En los últimos meses se ha impuesto en España el elogio del error, del reconocimiento del error.
Rajoy consiguió los aplausos enfervorizados –entre las Cortes franquistas y el Comité Central ampliado del PCUS, sin duda espontáneos–, de sus colegas de partido cuando dijo, con solemnidad impostada, que se equivocó al fiarse de Bárcenas.
Lo dijo sin asomo de autocrítica. Tan solemne como impostado e increíble. La idea a transmitir era: soy tan bueno tan bueno, que me engañan los malos. Nada de soy culpable por haber cobrado sobresueldos, por haber puesto a Bárcenas de tesorero, por haber trabajado durante años con él, por haberle pagado 23.000 euros al mes para que no hablase, por haber dicho que nadie podrá probar que no es inocente, por pagarle el abogado y llamar al jefe de los jueces para que la mujer entre en coche en la Audiencia. Tampoco se declaró Rajoy culpable por haberle pedido que resistiera cuando ya se sabía que había dinero de Bárcenas/PP en Suiza. No, la idea diseñada por comunicadores bien remunerados en negro es: tú di "me equivoqué", que eso a la gente le gusta, como le gusta ver llorar al personal en televisión; pide perdón como ante un confesor, que es una forma de librarte de la culpa y de echarle la culpa al que te engañó, que es el malo de la película.
Ciertas formas de pedir perdón, de decir me equivoqué, constituyen una pornografía de los sentimientos, suponen una impostura, un exhibicionismo de los valores judeocristianos con sabor a sentimiento navideño, artificial, mentiroso, pero eficaz.

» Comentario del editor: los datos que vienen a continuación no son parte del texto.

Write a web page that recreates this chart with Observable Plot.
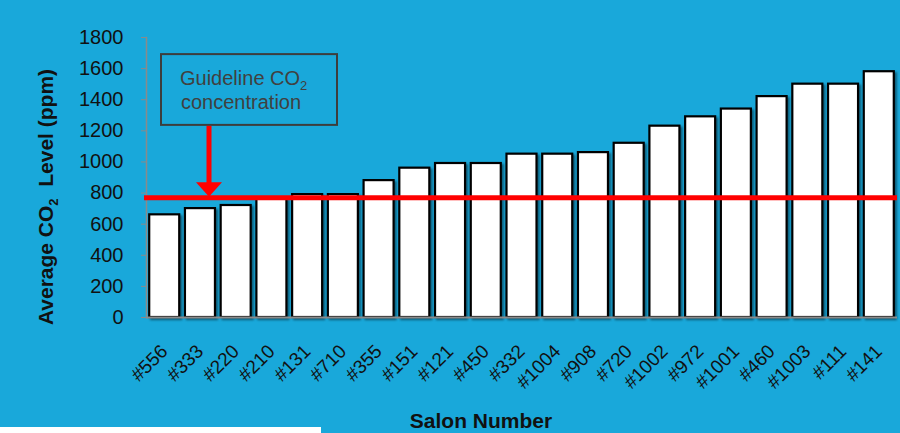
<!DOCTYPE html>
<html>
<head>
<meta charset="utf-8">
<script src="https://cdn.jsdelivr.net/npm/d3@7"></script>
<script src="https://cdn.jsdelivr.net/npm/@observablehq/plot@0.6"></script>
<style>
  html, body { margin: 0; padding: 0; background: #19a8da; }
  body { width: 900px; height: 433px; overflow: hidden; position: relative;
         font-family: "Liberation Sans", Arial, sans-serif; }
  #chart svg { display: block; }
  #strip { position: absolute; left: 0; top: 427px; width: 321px; height: 6px; background: #fff; }
</style>
</head>
<body>
<div id="chart"></div>
<div id="strip"></div>
<script>
// Salons, ordered by their average CO2 level
const salons = ["#556", "#333", "#220", "#210", "#131", "#710", "#355", "#151", "#121", "#450",
                "#332", "#1004", "#908", "#720", "#1002", "#972", "#1001", "#460", "#1003", "#111", "#141"];
// Average CO2 level per salon (ppm)
const co2 = [660, 700, 720, 760, 790, 790, 880, 960, 990, 990,
             1050, 1050, 1060, 1120, 1230, 1290, 1340, 1420, 1500, 1500, 1580];
// Guideline CO2 concentration (ppm)
const guideline = 770;
// Y axis tick values
const yTicks = [0, 200, 400, 600, 800, 1000, 1200, 1400, 1600, 1800];

const rows = salons.map((s, i) => ({salon: s, co2: co2[i]}));

const chart = Plot.plot({
  width: 900,
  height: 433,
  marginLeft: 146,
  marginRight: 3,
  marginTop: 37,
  marginBottom: 116,
  style: {background: "transparent", fontFamily: "'Liberation Sans', Arial, sans-serif", overflow: "visible"},
  x: {domain: salons, paddingInner: 0.16, paddingOuter: 0.09, round: false, axis: null},
  y: {domain: [0, 1800], axis: null},
  marks: [
    Plot.barY(rows, {x: "salon", y: "co2", fill: "white", stroke: "#000", strokeWidth: 2.2}),
    Plot.frame({anchor: "left", stroke: "#8a8a8a", strokeWidth: 1.5}),
    Plot.ruleY([0], {stroke: "#8a8a8a", strokeWidth: 2}),
    Plot.axisY(yTicks, {tickSize: 5, tickPadding: 18, fontSize: 20, fill: "#111", stroke: "#8a8a8a",
                        tickFormat: d => String(d), label: null}),
    Plot.ruleY([guideline], {stroke: "#ff0000", strokeWidth: 5, insetLeft: -2}),
    Plot.text(salons, {x: d => d, frameAnchor: "bottom", text: d => d, rotate: -45,
                       textAnchor: "end", lineAnchor: "bottom", dx: 4, dy: 35,
                       fontSize: 19, fill: "#111"})
  ]
});

document.getElementById("chart").append(chart);

const svg = d3.select(chart);
const y = v => chart.scale("y").apply(v);

// soft shadows on the bars and the guideline
svg.selectAll("g[aria-label='bar']").style("filter", "drop-shadow(2px 2px 1.2px rgba(0,0,0,0.45))");
svg.selectAll("g[aria-label='rule']").filter((d, i, n) => d3.select(n[i]).select("line").attr("stroke") === "#ff0000")
  .style("filter", "drop-shadow(0px 3px 2px rgba(0,0,0,0.35))");

// guideline annotation: box, label and arrow down to the line
const ann = svg.append("g").attr("text-anchor", "start");
const boxTop = y(1690), boxBottom = y(1235);
ann.append("rect")
  .attr("x", 161).attr("y", boxTop)
  .attr("width", 176).attr("height", boxBottom - boxTop)
  .attr("fill", "none").attr("stroke", "#3d3d3d").attr("stroke-width", 2);
const t1 = ann.append("text").attr("x", 180).attr("y", boxTop + 31)
  .attr("font-size", 20).attr("fill", "#404040");
t1.append("tspan").text("Guideline CO");
t1.append("tspan").attr("font-size", 13).attr("dy", 5).text("2");
ann.append("text").attr("x", 181).attr("y", boxTop + 55)
  .attr("font-size", 20).attr("fill", "#404040").text("concentration");

const ax = 209, headTop = y(guideline) - 15;
ann.append("line").attr("x1", ax).attr("x2", ax)
  .attr("y1", boxBottom + 1).attr("y2", headTop + 1)
  .attr("stroke", "#ff0000").attr("stroke-width", 5);
ann.append("path")
  .attr("d", `M${ax - 13},${headTop} L${ax + 13},${headTop} L${ax},${y(guideline) - 0.5} Z`)
  .attr("fill", "#ff0000");

// axis titles
const yl = svg.append("text")
  .attr("transform", `translate(53,${(37 + 317) / 2 + 20}) rotate(-90)`)
  .attr("text-anchor", "middle").attr("font-size", 21).attr("font-weight", "bold").attr("fill", "#111");
yl.append("tspan").text("Average CO");
yl.append("tspan").attr("font-size", 13).attr("dy", 5).text("2");
yl.append("tspan").attr("dy", -5).text("\u00a0\u00a0Level (ppm)");

svg.append("text")
  .attr("x", 481).attr("y", 428)
  .attr("text-anchor", "middle").attr("font-size", 21).attr("font-weight", "bold").attr("fill", "#111")
  .text("Salon Number");
</script>
</body>
</html>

Pedir este tipo de perdón es una forma de exhibir una superioridad moral respecto de los que le acusan a uno de presunta corrupción, que serían menos humanos en esa exigencia reiterada.
El propio Rey dijo, lo siento, me he equivocado y no volverá a ocurrir, después del episodio elefantiásico africano. Los ojos emocionados, el verbo tembloroso, la puesta en escena supuestamente espontánea. ¿Quién no se emociona, quién no empatiza con un hombre que lo está pasando mal , con alguien que frente a los hieráticos que nunca se equivocan, acepta que es como nosotros, que también se equivoca?
No andaría lejos otro asesor, sobradamente remunerado, que le aconsejara al Rey semejante actitud, dirigida a las tripas de los súbditos, emocionados de nuevo ante la humanidad de alguien presuntamente infalible.
En los setenta antes de Cristo hubo una película lacrimógena, titulada Love Story, cuyo lema promocional decía: "Amar significa no tener que decir nunca lo siento". La gente repetía compungidamente esa frase sin antes habérsela planteado nunca en sus, escasas, relaciones de pareja, y lo hacía con el narcisismo que sin duda tiene el reconocimiento del error, la escenificación de la supuesta inferioridad. Decía esa frase y parecía que se oía, que bueno soy.
Bien, que pidan perdón, para hacerse perdonar por los suyos, pero que no nos obliguen a creerlos.